12 Personalized Email Examples You Can’t Help but Click

If you’re anything like most people, you can probably rattle off 100 different things you’d rather do than dig through your inbox.

It starts to feel like a chore, because what’s in there isn’t very interesting. In fact, only 21% of consumers reported that they’ve received a memorable promotional email in the past two months, according to a study by Litmus

To overcome that, many brands are using email personalization as a strategy for creating more engaging email experiences — ones that feel less like a robot, and more like a friend. Download our free guide here to learn how to personalize your own emails to  generate more opens and clicks.

The best part? Email personalization doesn’t need to be insanely complicated to resonate with recipients. To see what I mean, check out these 12 great email examples that cleverly use personalization.

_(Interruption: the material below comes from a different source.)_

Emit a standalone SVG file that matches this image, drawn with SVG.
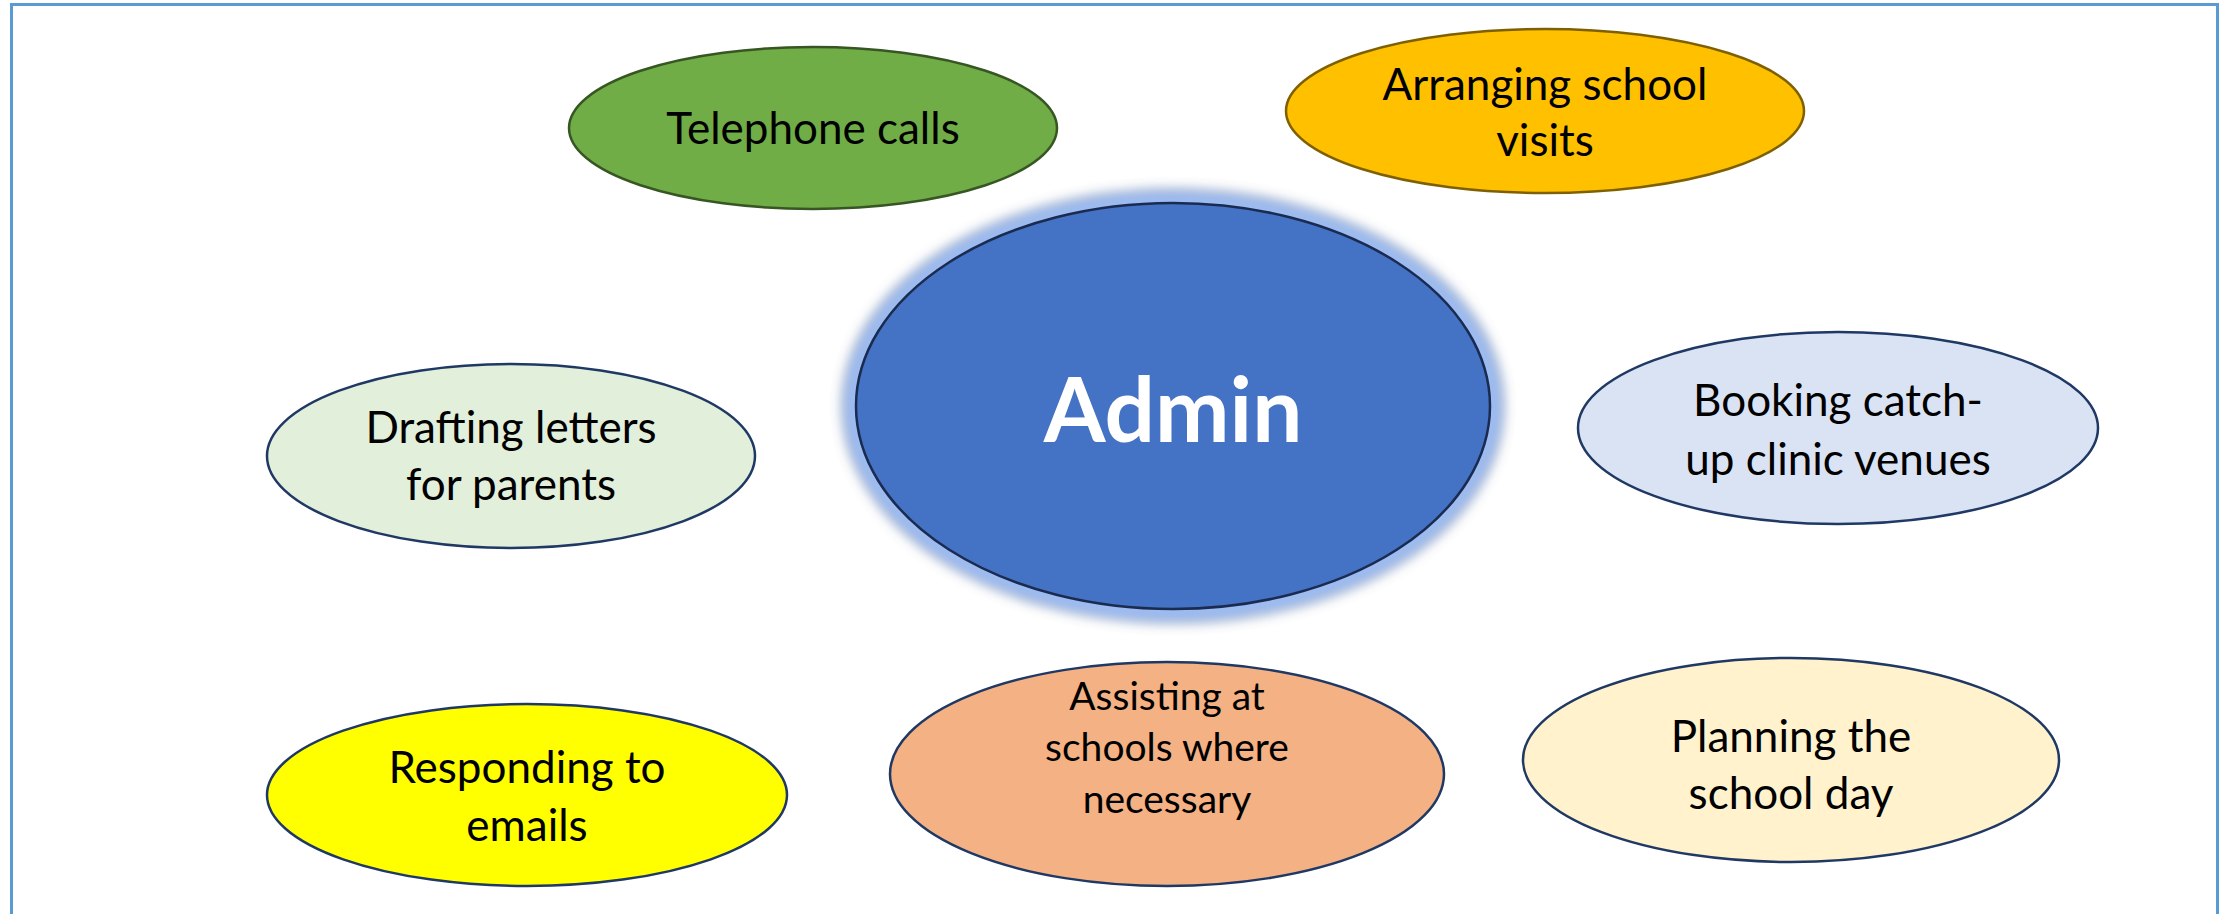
<svg xmlns="http://www.w3.org/2000/svg" width="2229" height="914" viewBox="0 0 2229 914">
<style>
.node ellipse{stroke:#1F3864;stroke-width:2.5}
.lbl{font-family:Lato,"Liberation Sans",sans-serif;font-size:44px;fill:#000;text-anchor:middle}
.sm{font-size:39px}
.big{font-family:Lato,"Liberation Sans",sans-serif;font-size:89px;font-weight:bold;fill:#fff;text-anchor:middle}
</style>
<defs>
<filter id="glow" x="-20%" y="-20%" width="140%" height="140%">
<feGaussianBlur stdDeviation="6"/>
</filter>
</defs>
<rect x="0" y="0" width="2229" height="914" fill="#fff"/>
<rect x="11.5" y="4.5" width="2206" height="930" fill="none" stroke="#5B9BD5" stroke-width="3"/>
<g id="connectors"></g>
<g id="admin" class="node">
<ellipse cx="1173" cy="406" rx="329" ry="215" fill="#9DBDF5" stroke="none" filter="url(#glow)"/>
<ellipse cx="1173" cy="406" rx="317" ry="203" fill="#4472C4" style="stroke:#1B2B4F"/>
<text class="big" x="1173" y="442">Admin</text>
</g>
<g id="telephone" class="node">
<ellipse cx="813" cy="128" rx="244" ry="81" fill="#70AD47" style="stroke:#375623"/>
<text class="lbl" x="813" y="144">Telephone calls</text>
</g>
<g id="arranging" class="node">
<ellipse cx="1545" cy="111" rx="259" ry="82" fill="#FFC000" style="stroke:#7F6000"/>
<text class="lbl" x="1545" y="100">Arranging school</text>
<text class="lbl" x="1545" y="156">visits</text>
</g>
<g id="drafting" class="node">
<ellipse cx="511" cy="456" rx="244" ry="92" fill="#E2EFDA"/>
<text class="lbl" x="511" y="443">Drafting letters</text>
<text class="lbl" x="511" y="500">for parents</text>
</g>
<g id="booking" class="node">
<ellipse cx="1838" cy="428" rx="260" ry="96" fill="#DAE3F3"/>
<text class="lbl" x="1838" y="416">Booking catch-</text>
<text class="lbl" x="1838" y="475">up clinic venues</text>
</g>
<g id="responding" class="node">
<ellipse cx="527" cy="795" rx="260" ry="91" fill="#FFFF00"/>
<text class="lbl" x="527" y="783">Responding to</text>
<text class="lbl" x="527" y="841">emails</text>
</g>
<g id="assisting" class="node">
<ellipse cx="1167" cy="774" rx="277" ry="112" fill="#F4B183"/>
<text class="lbl sm" x="1167" y="710">Assisting at</text>
<text class="lbl sm" x="1167" y="761">schools where</text>
<text class="lbl sm" x="1167" y="813">necessary</text>
</g>
<g id="planning" class="node">
<ellipse cx="1791" cy="760" rx="268" ry="102" fill="#FFF2CC"/>
<text class="lbl" x="1791" y="752">Planning the</text>
<text class="lbl" x="1791" y="809">school day</text>
</g>
</svg>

12 Examples of Email Personalization in Action

1) JetBlue

Oh, JetBlue. You shouldn’t have. 

This anniversary email highlights a creative example of a brand using something as simple as a date to provide a standout experience. Much like a birthday shout out, JetBlue used my colleague’s account creation date to trigger a personalized email to celebrate the fact that they’ve been “emailing for 365 days now.”

If you’re a HubSpot customer, this is an easy email to replicate for your contacts through fixed date or property-based workflows. It allows you to base your workflow on a calendar or contact property date, so you can send anniversary emails, digital birthday cards, renewal reminders, and more. And if your business is sending a high volume of these emails, we also offer the Transactional Email Add-On.

2) Spotify 

Here’s another great personalized email example that leverages a user’s interests to provide a relevant, value-packed message.

The copy in this email is particularly effective because it frames the personalization in a way that makes the recipient feel like they’re being rewarded for their usage. Phrases like “top listener” and “be the first to get access” lend themselves to a sense of exclusivity — making the user feel important. 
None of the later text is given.